You should have a listen to SF composer Kevin Volans music! (Unfortunatly his site is down at the moment..) .. There's a lot of his music on Youtube to do research on! FX "She Who Sleeps with a Small Blanket"..

/ptr


----------



## starthrower (Dec 11, 2010)

You were in the south of Africa for an extended period, and you didn't take notice of any of the local culture or music?


----------



## Schubussy (Nov 2, 2012)

and not actually African but African themed and with a 'spiritual' atmosphere


----------



## KenOC (Mar 7, 2011)

Volans and others here, some very evocative music.


----------



## SimonNZ (Jul 12, 2012)

Which specific countries do you have footage of? Africa is a huge, diverse continent with an equally huge variety of culktures and musics. Having music from Mali or Kenya over footage of South Africa would be as incongruous as French or German music over footage of Greece.


----------



## norman bates (Aug 18, 2010)

Considering that you're looking for something ethereal and spiritual you could listen to Toumani Diabate and his Mande Variations





Or you could listen something of Forward Kwenda, a mbira player who is considered like the african Coltrane


----------



## Geordie (Sep 14, 2014)

First of all thanks for your suggestions, they're all interesting and beautiful pieces. Kevin Volans music is nearly my ideal - maybe a bit too bare and cerebral. By related videos I discovered this which is almost perfect. I'm looking for something that connects spiritual, ethereal feelings whit a sense of power (of nature) - like what I felt in the places that I have recorded.
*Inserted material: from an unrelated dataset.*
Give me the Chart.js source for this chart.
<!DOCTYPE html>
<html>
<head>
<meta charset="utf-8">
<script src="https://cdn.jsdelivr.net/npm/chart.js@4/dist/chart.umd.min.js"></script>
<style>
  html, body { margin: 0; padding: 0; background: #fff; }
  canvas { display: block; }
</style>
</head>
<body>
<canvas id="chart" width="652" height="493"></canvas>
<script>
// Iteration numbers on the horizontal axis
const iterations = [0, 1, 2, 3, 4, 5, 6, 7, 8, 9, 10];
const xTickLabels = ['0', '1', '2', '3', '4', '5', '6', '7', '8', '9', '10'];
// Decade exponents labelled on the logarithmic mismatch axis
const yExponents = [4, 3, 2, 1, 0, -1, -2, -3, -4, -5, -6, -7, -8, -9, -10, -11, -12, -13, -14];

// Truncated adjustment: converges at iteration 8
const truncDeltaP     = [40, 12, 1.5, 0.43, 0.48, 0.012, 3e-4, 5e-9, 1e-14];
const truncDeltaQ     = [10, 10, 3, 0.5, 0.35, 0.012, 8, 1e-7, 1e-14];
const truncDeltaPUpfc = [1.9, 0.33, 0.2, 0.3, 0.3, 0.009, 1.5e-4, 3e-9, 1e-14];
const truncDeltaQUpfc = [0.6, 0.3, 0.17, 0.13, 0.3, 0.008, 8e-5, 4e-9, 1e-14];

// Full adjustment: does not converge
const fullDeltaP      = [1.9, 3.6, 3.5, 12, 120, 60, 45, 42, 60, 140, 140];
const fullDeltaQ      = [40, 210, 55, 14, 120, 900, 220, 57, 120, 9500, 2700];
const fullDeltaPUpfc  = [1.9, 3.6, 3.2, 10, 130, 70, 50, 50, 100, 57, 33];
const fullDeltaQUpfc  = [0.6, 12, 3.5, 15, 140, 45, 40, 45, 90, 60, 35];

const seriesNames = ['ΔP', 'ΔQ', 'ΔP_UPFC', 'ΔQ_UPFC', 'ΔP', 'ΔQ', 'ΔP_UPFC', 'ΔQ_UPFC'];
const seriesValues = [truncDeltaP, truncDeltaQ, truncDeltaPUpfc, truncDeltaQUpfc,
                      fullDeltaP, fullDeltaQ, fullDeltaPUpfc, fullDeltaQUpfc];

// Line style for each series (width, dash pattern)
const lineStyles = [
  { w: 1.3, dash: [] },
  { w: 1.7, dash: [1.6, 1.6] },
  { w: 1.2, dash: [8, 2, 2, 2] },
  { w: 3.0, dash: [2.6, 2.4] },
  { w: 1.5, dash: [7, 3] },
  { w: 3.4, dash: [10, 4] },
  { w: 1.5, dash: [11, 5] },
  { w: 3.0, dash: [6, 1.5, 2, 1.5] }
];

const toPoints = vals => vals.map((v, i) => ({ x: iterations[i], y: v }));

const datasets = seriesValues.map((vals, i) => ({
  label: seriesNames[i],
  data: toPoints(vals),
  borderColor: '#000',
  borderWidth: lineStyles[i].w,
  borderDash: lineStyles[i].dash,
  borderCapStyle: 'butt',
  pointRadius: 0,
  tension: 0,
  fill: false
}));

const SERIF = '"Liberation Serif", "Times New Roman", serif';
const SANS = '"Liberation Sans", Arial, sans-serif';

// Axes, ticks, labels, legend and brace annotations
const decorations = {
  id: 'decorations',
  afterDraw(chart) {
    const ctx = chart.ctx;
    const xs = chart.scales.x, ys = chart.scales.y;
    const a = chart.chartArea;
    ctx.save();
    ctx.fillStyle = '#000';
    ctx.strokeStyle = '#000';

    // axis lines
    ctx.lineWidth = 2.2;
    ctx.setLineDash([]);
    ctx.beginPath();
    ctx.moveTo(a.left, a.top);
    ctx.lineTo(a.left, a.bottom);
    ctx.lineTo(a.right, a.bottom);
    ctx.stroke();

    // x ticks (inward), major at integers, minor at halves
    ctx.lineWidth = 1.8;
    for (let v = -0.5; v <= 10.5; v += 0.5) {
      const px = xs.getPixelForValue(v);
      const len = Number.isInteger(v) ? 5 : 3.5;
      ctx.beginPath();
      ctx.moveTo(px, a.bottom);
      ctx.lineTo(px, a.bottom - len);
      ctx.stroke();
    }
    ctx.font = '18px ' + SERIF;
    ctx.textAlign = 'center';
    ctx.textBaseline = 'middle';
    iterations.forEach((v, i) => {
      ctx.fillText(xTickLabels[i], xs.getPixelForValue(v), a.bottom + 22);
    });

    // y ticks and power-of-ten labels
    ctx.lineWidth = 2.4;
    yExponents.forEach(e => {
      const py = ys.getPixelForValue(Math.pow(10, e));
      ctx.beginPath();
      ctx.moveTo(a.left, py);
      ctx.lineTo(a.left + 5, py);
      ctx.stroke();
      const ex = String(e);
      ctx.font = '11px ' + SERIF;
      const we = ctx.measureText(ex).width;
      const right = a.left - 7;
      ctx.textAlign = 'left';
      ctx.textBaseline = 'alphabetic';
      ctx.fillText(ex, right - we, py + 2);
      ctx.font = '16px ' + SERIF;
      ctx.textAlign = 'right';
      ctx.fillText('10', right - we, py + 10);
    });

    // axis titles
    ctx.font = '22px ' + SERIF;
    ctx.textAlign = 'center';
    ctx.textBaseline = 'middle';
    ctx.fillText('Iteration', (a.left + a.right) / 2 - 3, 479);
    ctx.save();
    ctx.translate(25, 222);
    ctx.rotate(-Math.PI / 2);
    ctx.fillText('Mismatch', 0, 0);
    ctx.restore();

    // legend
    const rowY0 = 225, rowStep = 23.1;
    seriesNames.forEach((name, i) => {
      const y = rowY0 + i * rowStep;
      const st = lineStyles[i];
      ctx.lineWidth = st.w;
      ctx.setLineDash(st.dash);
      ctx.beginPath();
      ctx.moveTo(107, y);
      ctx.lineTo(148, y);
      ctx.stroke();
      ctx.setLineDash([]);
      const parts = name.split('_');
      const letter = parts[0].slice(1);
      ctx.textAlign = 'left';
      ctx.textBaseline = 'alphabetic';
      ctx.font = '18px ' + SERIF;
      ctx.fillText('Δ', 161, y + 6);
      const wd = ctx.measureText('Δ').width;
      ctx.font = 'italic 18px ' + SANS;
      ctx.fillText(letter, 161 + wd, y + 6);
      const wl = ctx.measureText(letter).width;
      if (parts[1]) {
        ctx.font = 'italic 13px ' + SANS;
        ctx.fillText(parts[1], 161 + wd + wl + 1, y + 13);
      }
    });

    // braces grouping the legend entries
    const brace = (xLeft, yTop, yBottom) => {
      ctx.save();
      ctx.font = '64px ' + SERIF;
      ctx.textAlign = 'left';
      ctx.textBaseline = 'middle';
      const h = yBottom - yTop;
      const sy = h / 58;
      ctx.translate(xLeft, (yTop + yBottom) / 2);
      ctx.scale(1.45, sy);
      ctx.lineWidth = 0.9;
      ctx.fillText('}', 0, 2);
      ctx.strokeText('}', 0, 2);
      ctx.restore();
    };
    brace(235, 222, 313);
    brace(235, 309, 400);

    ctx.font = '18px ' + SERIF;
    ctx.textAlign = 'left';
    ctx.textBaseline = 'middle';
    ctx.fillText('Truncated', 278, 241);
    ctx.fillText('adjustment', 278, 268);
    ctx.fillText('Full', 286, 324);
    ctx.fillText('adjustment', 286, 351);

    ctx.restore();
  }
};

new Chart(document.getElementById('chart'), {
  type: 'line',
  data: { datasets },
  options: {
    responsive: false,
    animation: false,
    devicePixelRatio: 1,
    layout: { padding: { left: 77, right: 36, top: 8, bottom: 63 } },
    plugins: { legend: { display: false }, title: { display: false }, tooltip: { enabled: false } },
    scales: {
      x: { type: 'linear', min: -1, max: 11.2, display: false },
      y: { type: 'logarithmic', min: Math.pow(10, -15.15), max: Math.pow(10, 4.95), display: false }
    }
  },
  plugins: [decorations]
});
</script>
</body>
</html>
I'm actually quite disappointed, I could't discover many musical cultures during my trip. Anyway, my trip wasn't really about music but more about silence - so I passed most of the time in desolate places. However I had some talks about local music and listened many pieces. I could also discover the horrible Afrikaans folk music.

I visited the states of Namibia, Zambia, Botswana and South Africa and yes, I think that a piece of another country, of an another musical colture will sound very out of place. A piece which comes from the places I visited certainly works, but it doesn't have to be necessarily like that. Also if it is just linked to a general idea of Africa is ok for me.


----------



## PetrB (Feb 28, 2012)

Geordie said:


> First of all thanks for your suggestions, they're all interesting and beautiful pieces. Kevin Volans music is nearly my ideal - maybe a bit too bare and cerebral. By related videos I discovered this which is almost perfect. I'm looking for something that connects spiritual, ethereal feelings whit a sense of power (of nature) - like what I felt in the places that I have recorded.
> 
> I'm actually quite disappointed, I could't discover many musical cultures during my trip. Anyway, my trip wasn't really about music but more about silence - so I passed most of the time in desolate places. However I had some talks about local music and listened many pieces. I could also discover the horrible Afrikaans folk music.
> 
> I visited the states of Namibia, Zambia, Botswana and South Africa and yes, I think that a piece of another country, of an another musical colture will sound very out of place. A piece which comes from the places I visited certainly works, but it doesn't have to be necessarily like that. Also if it is just linked to a general idea of Africa is ok for me.


In a few seconds' search, by typing in Youtube African music Namibia, I reached this (in each instance, you will probably want to bypass all the western pop influenced music now being performed by locals, even if it does have a bit of a 'local influence' in it.)
Africa Nmibia Himba music





a like search for Zambia found this, which I found really wonderful...





and this, again, very nice





The Kalimba (thumb piano) is used throughout many African countries, also known as the Mbiru, and as many names for it as places it is used. Kevin Volans' _Mbira_ is very much in imitation of the sound of this instrument.


----------



## Geordie (Sep 14, 2014)

The first Zambian song is sincere and beautiful, thank you. I also checked its label out, looks very interesting: http://www.swp-records.com


----------



## SONNET CLV (May 31, 2014)

The label Putumayo records World Music and has several excellent Africa oriented discs. Remember, Africa is a vast continent with a wide range of music, nearly inexhaustible in content and styles. A lot of wondrous stuff.

My favorite African piece to date remains the song "Wassiye" by guitarist Habib Koite and his band Bamada.


----------